* Stated goal *
Look through the material and copy each line holding "this".

* Data entries *
====================

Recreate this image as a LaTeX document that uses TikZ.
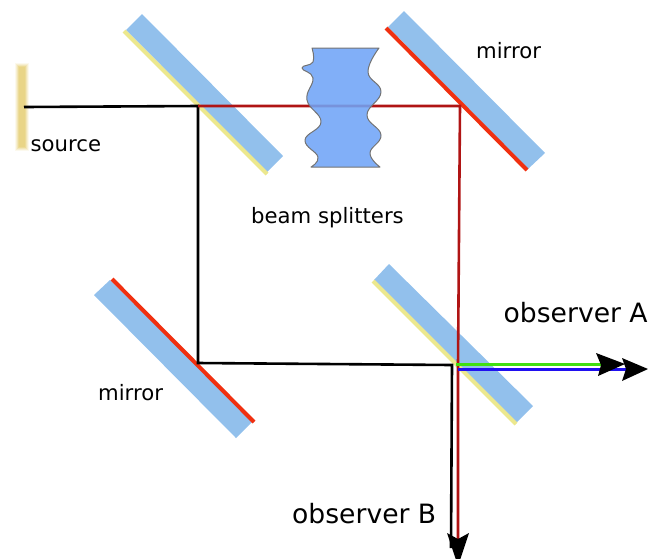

====================

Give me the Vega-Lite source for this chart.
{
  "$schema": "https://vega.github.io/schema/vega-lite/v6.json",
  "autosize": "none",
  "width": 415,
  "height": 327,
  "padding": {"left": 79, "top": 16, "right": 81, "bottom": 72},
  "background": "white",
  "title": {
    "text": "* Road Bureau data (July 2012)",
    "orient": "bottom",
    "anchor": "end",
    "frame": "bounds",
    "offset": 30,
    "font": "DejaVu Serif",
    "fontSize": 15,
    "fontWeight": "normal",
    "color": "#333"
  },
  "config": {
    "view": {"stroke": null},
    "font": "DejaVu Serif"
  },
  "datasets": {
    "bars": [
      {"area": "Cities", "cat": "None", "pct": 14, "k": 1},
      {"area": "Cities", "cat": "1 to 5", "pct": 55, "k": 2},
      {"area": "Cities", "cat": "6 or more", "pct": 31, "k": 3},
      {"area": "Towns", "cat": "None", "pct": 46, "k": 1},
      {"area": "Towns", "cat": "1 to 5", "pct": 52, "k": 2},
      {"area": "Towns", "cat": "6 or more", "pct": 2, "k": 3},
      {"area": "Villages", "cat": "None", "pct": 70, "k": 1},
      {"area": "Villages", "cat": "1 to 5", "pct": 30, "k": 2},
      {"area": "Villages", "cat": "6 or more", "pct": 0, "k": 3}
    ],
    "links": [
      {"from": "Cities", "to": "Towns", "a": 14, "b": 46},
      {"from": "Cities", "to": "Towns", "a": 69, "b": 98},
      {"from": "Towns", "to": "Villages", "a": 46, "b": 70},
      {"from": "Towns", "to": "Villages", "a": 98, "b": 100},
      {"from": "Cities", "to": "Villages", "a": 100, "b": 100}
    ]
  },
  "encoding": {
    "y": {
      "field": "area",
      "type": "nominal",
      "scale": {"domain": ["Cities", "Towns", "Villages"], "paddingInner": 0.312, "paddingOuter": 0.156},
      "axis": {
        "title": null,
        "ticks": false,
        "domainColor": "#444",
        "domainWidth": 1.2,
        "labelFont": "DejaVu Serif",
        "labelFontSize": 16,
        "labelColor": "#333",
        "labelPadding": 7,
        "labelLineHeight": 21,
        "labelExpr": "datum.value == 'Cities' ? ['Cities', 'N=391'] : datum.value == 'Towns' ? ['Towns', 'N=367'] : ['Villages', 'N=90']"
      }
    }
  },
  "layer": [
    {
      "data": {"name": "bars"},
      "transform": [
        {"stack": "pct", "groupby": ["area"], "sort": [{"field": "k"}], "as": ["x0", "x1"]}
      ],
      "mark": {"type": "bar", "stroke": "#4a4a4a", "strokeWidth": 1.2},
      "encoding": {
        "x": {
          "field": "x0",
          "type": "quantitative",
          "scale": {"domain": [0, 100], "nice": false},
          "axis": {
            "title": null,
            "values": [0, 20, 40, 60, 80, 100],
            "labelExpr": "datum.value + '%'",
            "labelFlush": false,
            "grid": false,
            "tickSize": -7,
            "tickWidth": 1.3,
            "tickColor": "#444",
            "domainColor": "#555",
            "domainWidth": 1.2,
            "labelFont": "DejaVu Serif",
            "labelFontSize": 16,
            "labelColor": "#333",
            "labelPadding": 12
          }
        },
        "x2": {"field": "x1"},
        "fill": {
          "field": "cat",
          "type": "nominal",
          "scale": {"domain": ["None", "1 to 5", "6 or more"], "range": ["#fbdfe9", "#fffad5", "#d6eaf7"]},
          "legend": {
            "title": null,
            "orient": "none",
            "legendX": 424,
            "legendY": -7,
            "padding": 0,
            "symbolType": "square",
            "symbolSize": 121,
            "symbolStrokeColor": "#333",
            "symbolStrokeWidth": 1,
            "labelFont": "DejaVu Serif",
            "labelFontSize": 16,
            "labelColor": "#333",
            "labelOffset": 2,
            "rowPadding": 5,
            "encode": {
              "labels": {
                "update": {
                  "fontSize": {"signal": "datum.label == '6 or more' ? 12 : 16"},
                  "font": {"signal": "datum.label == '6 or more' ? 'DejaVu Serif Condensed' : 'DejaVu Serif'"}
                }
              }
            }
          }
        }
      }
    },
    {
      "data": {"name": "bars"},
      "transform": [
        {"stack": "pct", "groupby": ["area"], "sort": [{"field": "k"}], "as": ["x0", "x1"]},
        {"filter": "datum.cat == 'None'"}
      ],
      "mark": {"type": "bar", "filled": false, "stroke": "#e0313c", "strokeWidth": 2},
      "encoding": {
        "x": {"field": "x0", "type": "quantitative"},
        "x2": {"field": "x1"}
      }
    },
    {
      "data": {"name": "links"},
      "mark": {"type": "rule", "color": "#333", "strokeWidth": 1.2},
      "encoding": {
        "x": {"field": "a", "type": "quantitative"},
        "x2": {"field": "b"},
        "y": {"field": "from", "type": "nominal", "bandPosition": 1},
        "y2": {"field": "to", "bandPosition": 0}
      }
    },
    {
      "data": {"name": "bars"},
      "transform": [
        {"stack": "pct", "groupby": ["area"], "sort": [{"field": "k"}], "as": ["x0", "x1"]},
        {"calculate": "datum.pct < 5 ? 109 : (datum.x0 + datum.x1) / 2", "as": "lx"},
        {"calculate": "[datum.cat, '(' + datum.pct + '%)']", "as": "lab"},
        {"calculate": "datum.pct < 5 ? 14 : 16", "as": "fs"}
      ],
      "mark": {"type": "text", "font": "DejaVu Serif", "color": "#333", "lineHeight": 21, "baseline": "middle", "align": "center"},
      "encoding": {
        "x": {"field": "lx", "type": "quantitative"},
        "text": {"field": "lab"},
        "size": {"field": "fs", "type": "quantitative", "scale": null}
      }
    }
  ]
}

====================

* Correct result *
Recreate this image as a LaTeX document that uses TikZ.
Give me the Vega-Lite source for this chart.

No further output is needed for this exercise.